Innovative Private Schools: Build UP (which operates a workforce development model to provide low-income youth in Alabama and Ohio with career-ready skills through paid apprenticeships), Kuumba Preparatory School for the Arts (an African-centered private school located in southeast Washington, D.C.), and Blaze Kids Academy (which is in the process of designing and building a faith-based all-year-around boarding facility for students from rural parts of the United States) were “founded on the principle that different students learn differently, and that it is the responsibility of educators to embrace students’ unique capacities as a tool for learning, not an obstacle to it.” The 1st Circuit’s decision, their brief argues, has “the perverse effect of blocking funding from those students who are most likely to benefit from innovative schools, and it will chill creativity and experimentation by schools that fear such experimentation may result in their students losing access to critical tuition assistance.”
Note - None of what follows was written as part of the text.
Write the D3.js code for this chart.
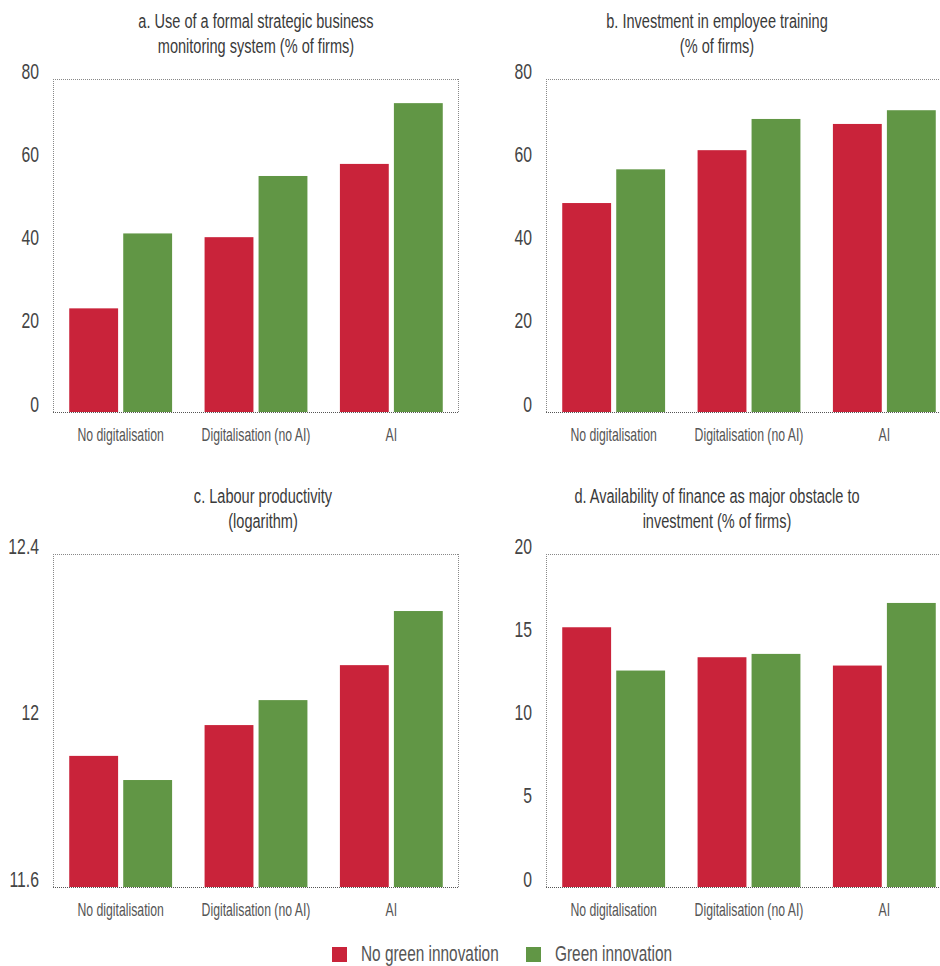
<!DOCTYPE html>
<html><head><meta charset="utf-8">
<script src="https://cdn.jsdelivr.net/npm/d3@7"></script>
<style>
body{margin:0;background:#fff;}
svg{display:block;}
text{font-family:"Liberation Sans Narrow","Liberation Sans",Arial,sans-serif;}
</style></head><body>
<svg id="chart" width="940" height="966"></svg>
<script>
const categories = ["No digitalisation", "Digitalisation (no AI)", "AI"];
const seriesNames = ["No green innovation", "Green innovation"];
const colors = ["#C9233A", "#619645"];

const panelTitles = [
  ["a. Use of a formal strategic business", "monitoring system (% of firms)"],
  ["b. Investment in employee training", "(% of firms)"],
  ["c. Labour productivity", "(logarithm)"],
  ["d. Availability of finance as major obstacle to", "investment (% of firms)"]
];
// values: [No green innovation, Green innovation] per category
const valuesA = [[24.9, 42.9], [42.0, 56.7], [59.6, 74.2]];
const valuesB = [[50.2, 58.3], [62.9, 70.4], [69.2, 72.5]];
const valuesC = [[11.915, 11.857], [11.989, 12.049], [12.133, 12.263]];
const valuesD = [[15.6, 13.0], [13.8, 14.0], [13.3, 17.06]];

const ticksA = [0, 20, 40, 60, 80];
const ticksB = [0, 20, 40, 60, 80];
const ticksC = [11.6, 12, 12.4];
const ticksD = [0, 5, 10, 15, 20];

const panels = [
  {title: panelTitles[0], values: valuesA, ticks: ticksA, domain: [0, 80], x: 53, y: 79, tx: 256},
  {title: panelTitles[1], values: valuesB, ticks: ticksB, domain: [0, 80], x: 546, y: 79, tx: 717},
  {title: panelTitles[2], values: valuesC, ticks: ticksC, domain: [11.6, 12.4], x: 53, y: 554, tx: 263},
  {title: panelTitles[3], values: valuesD, ticks: ticksD, domain: [0, 20], x: 546, y: 554, tx: 717}
];

const K = 0.7; // horizontal condensing of the text
function condense(sel) {
  sel.each(function() {
    const t = d3.select(this);
    const x = +t.attr("x") || 0;
    t.attr("x", x / K).attr("transform", `scale(${K},1)`);
    t.selectAll("tspan").each(function() {
      const s = d3.select(this);
      if (s.attr("x") !== null) s.attr("x", +s.attr("x") / K);
    });
  });
}

const svg = d3.select("#chart");
const W = 406, H = 333;

panels.forEach(p => {
  const g = svg.append("g").attr("transform", `translate(${p.x},${p.y})`);
  const x0 = d3.scaleBand().domain(categories).range([0, W]).paddingInner(0.24).paddingOuter(0.12);
  const x1 = d3.scaleBand().domain(seriesNames).range([0, x0.bandwidth()]).paddingInner(0.095);
  const y = d3.scaleLinear().domain(p.domain).range([H, 0]);

  // title
  const tg = svg.append("text").attr("x", p.tx).attr("y", p.y - 51)
    .attr("text-anchor", "middle").attr("fill", "#3a3a3a").attr("font-size", 20.8);
  p.title.forEach((t, i) => tg.append("tspan").attr("x", p.tx).attr("dy", i === 0 ? 0 : 25).text(t));
  condense(tg);

  // frame (dotted)
  g.append("line").attr("x1", 0).attr("x2", W).attr("y1", 0.5).attr("y2", 0.5)
    .attr("stroke", "#888").attr("stroke-dasharray", "1,1");
  g.append("line").attr("x1", 0.5).attr("x2", 0.5).attr("y1", 0).attr("y2", H)
    .attr("stroke", "#888").attr("stroke-dasharray", "1,1");
  g.append("line").attr("x1", W - 0.5).attr("x2", W - 0.5).attr("y1", 0).attr("y2", H)
    .attr("stroke", "#888").attr("stroke-dasharray", "1,1");

  // bars
  categories.forEach((c, ci) => {
    seriesNames.forEach((s, si) => {
      const v = p.values[ci][si];
      g.append("rect")
        .attr("x", x0(c) + x1(s))
        .attr("y", y(v))
        .attr("width", x1.bandwidth())
        .attr("height", y(p.domain[0]) - y(v))
        .attr("fill", colors[si]);
    });
  });

  g.append("line").attr("x1", 0).attr("x2", W).attr("y1", H + 0.5).attr("y2", H + 0.5)
    .attr("stroke", "#555").attr("stroke-dasharray", "1,1");

  // y axis labels
  const yAxis = d3.axisLeft(y).tickValues(p.ticks).tickSize(0).tickPadding(14).tickFormat(d => d);
  const ya = g.append("g").call(yAxis);
  ya.select(".domain").remove();
  ya.selectAll("text").attr("font-size", 22.5).attr("fill", "#444")
    .attr("font-family", null).attr("dy", "0").attr("y", -1);
  condense(ya.selectAll("text"));

  // x axis labels
  const xAxis = d3.axisBottom(x0).tickSize(0).tickPadding(0);
  const xa = g.append("g").attr("transform", `translate(0,${H})`).call(xAxis);
  xa.select(".domain").remove();
  xa.selectAll("text").attr("font-size", 17.5).attr("fill", "#555").attr("font-family", null)
    .attr("dy", "0").attr("y", 29);
  condense(xa.selectAll("text"));
});

// legend
const legendX = [332, 526];
seriesNames.forEach((s, i) => {
  svg.append("rect").attr("x", legendX[i]).attr("y", 947).attr("width", 15).attr("height", 15).attr("fill", colors[i]);
  const t = svg.append("text").attr("x", legendX[i] + 29).attr("y", 961).attr("font-size", 22).attr("fill", "#555").text(s);
  condense(t);
});
</script>
</body></html>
Partnership for Inner-City Education, Council of Islamic Schools in North America, and National Council of Young Israel: This interfaith brief is on behalf of organizations that operate, represent, and support elementary and secondary schools in the Catholic, Islamic and Jewish traditions. “Central to these schools’ religious and educational missions,” the brief stresses, “is the integration of faith throughout all aspects of their educational programs, making the religious status/religious use distinction employed by the First Circuit below both unworkable and discriminatory.”
Institute for Justice Senior Attorney Michael Bindas, who will argue Carson before the Supreme Court, said, “We are grateful for the overwhelming support we’ve received from so many states, public servants, churches, civil rights organizations, schools, think tanks, and religious organizations of all denominations and faiths. As their briefs make clear, Maine’s exclusion of ‘sectarian’ options from its tuition assistance program is discriminatory, unconstitutional and ultimately harmful to the very schoolchildren that Maine purports to help. We are confident the U.S. Supreme Court will see it the same way.”